Software Development in R session
After the keynote, I decided to attend the Software Development in R technical session. The first speaker JJ Allaire (founder of Rstudio) gave a great high level demo of many useful features in Rstudio. He stressed the importance of "reproducible research" and "trustworthy computing". Some of the most exciting things in Rstudio include: a searchable history for any piece of code ever run through the console, page back through plots, quickly traverse through nested functions, interact with Git and SVN and incorporation of Sweave and knitr. You can easily navigate between chunks of code and even be pointed back to the source code after clicking on a complied pdf. Rstudio now has the feature of writing in the markdown language to quickly publish high quality web pages instead of having to deal with html. The second speaker in the session Norm Matloff of UC Davis discussed parallel computing in R. He reviewed classical shared-memory loop scheduling methods (static, dynamic, time-varying chunk size, etc) and how to these might be adapted to R. The example he discussed was how to parallelize all possible regressions in a given data set with dim(X) = n x p. The available R packages discussed for parallel computing were:
1) snow - serializes/deserializes communications which takes time; most used R package; the functions clusterApply() is static and clusterApplyLB() is dynamic; both limited to a fixed chunk size of 1 (small chunk sizes not good because of high overhead); chunk size > 1 must be programmed by user
2) Rmpi - more flexible than snow, but still has serialization and network problems
3) mclappy/multicore - each call involves new unix process creation
4) gputools - each call involves a GPU kernel invocation, time intensive; major overhead
He suggested a new scheduling method called 'Random Scheduling'. After making this small adjustment, then you can use the R packages as before (e.g. snow). For his presentation slides go here and his open source book go here. The final speaker of the session Duncan Murdoch gave a great overview of the older tools available for debugging and some examples of visual debuggers.
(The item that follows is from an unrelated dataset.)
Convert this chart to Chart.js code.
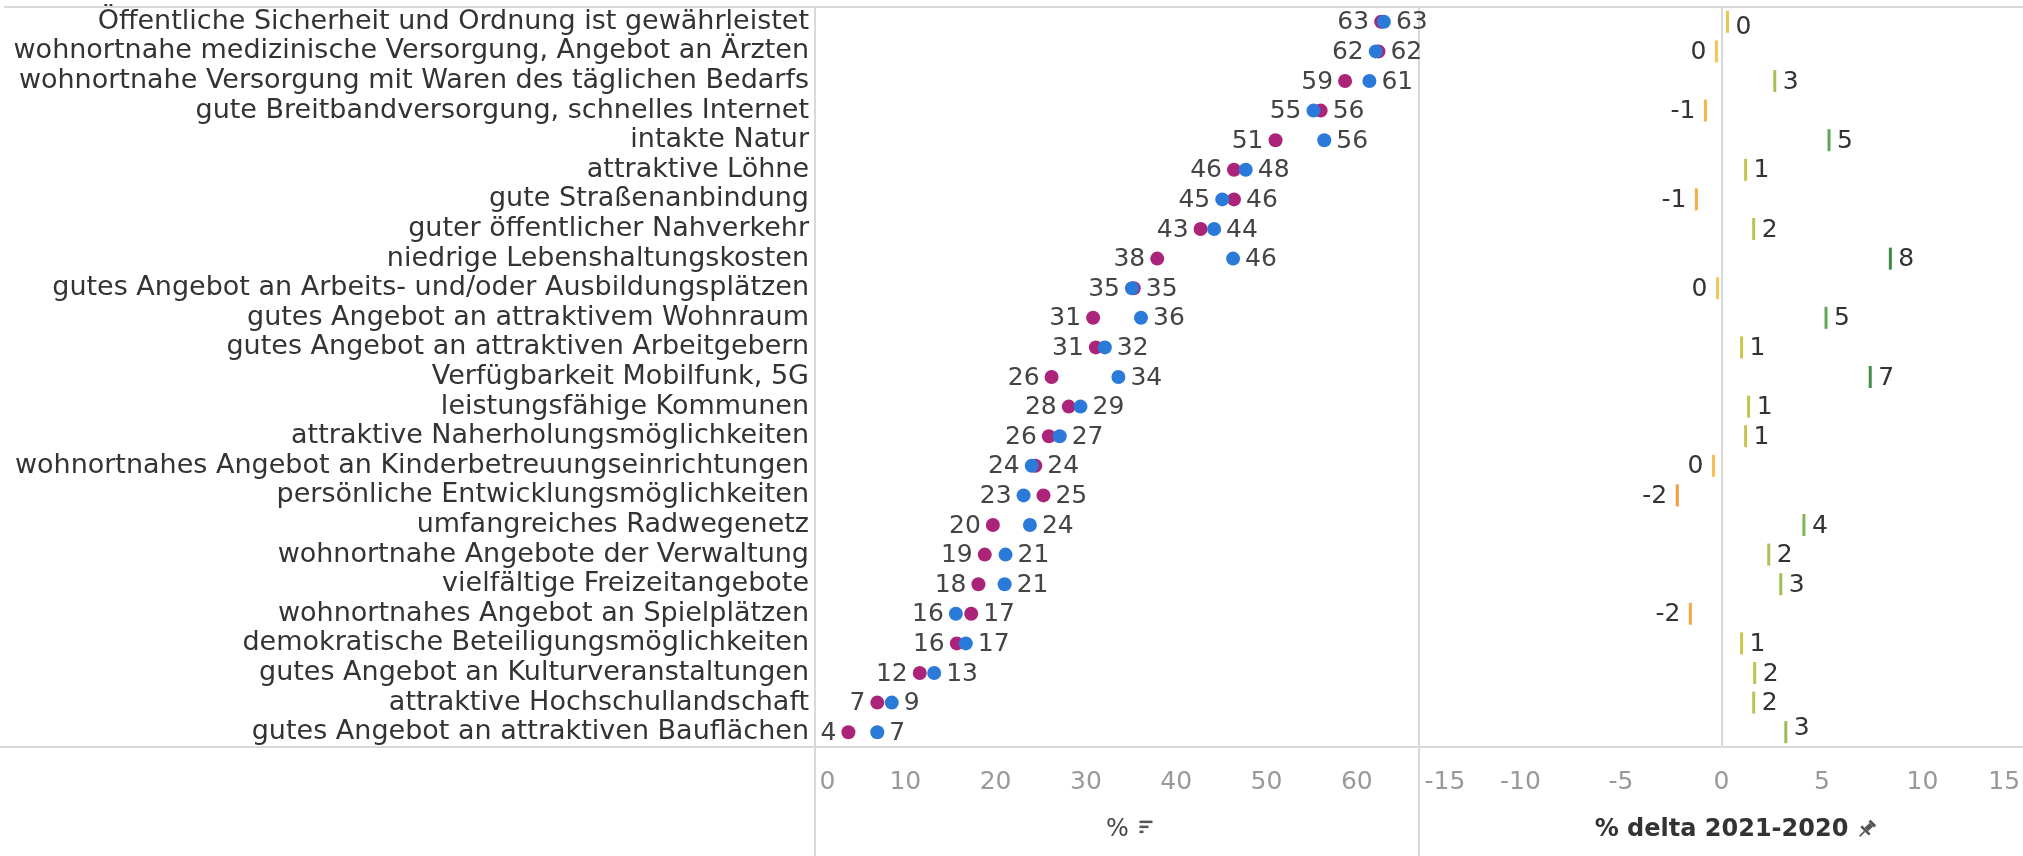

Statistical Models for Complex Functional Data session
The session started out with Todd Ogden of Columbia University who discussed sparse functional principal component regression to predict depression using MRI images as the functional data. He mentioned other statistical learning tools such as random forests may be more accurate, but he advocated for using a regression-based method with functional data because functional regression has a clear interpretation of the weight function. After expressing the functional components in the wavelet domain he applies penalization techniques such as wavelet-based LASSO to the functional model. The basic idea is to perform sparse functional principal component analysis and then use the loadings as the predictors. The second speaker Lan Zhou of Texas A&M showed how to use penalized bivariate B-splines in functional data analysis to estimate variability in Texas temperatures over the past 100 years. Because Texas or the "domain" is complicated (e.g. not rectangular, contains holes, etc), she uses the idea of triangulations. The goal is to estimate a bivariate smooth function over the domain to create a temperature map using data from weather stations and to investigate the variability in temperatures over the years. Veera Baladandayuthapani of UT MD Anderson wrapped the session up by discussing a bayesian functional mixed model for copy-number variation data measured by aCGH array data and extending it for SNP array data (higher resolution). The goal was to do a joint analysis on set of samples to look for a small signal by borrowing strength between the samples.

So far the talks have been excellent and I'm looking forward to the rest of the sessions tomorrow and Friday!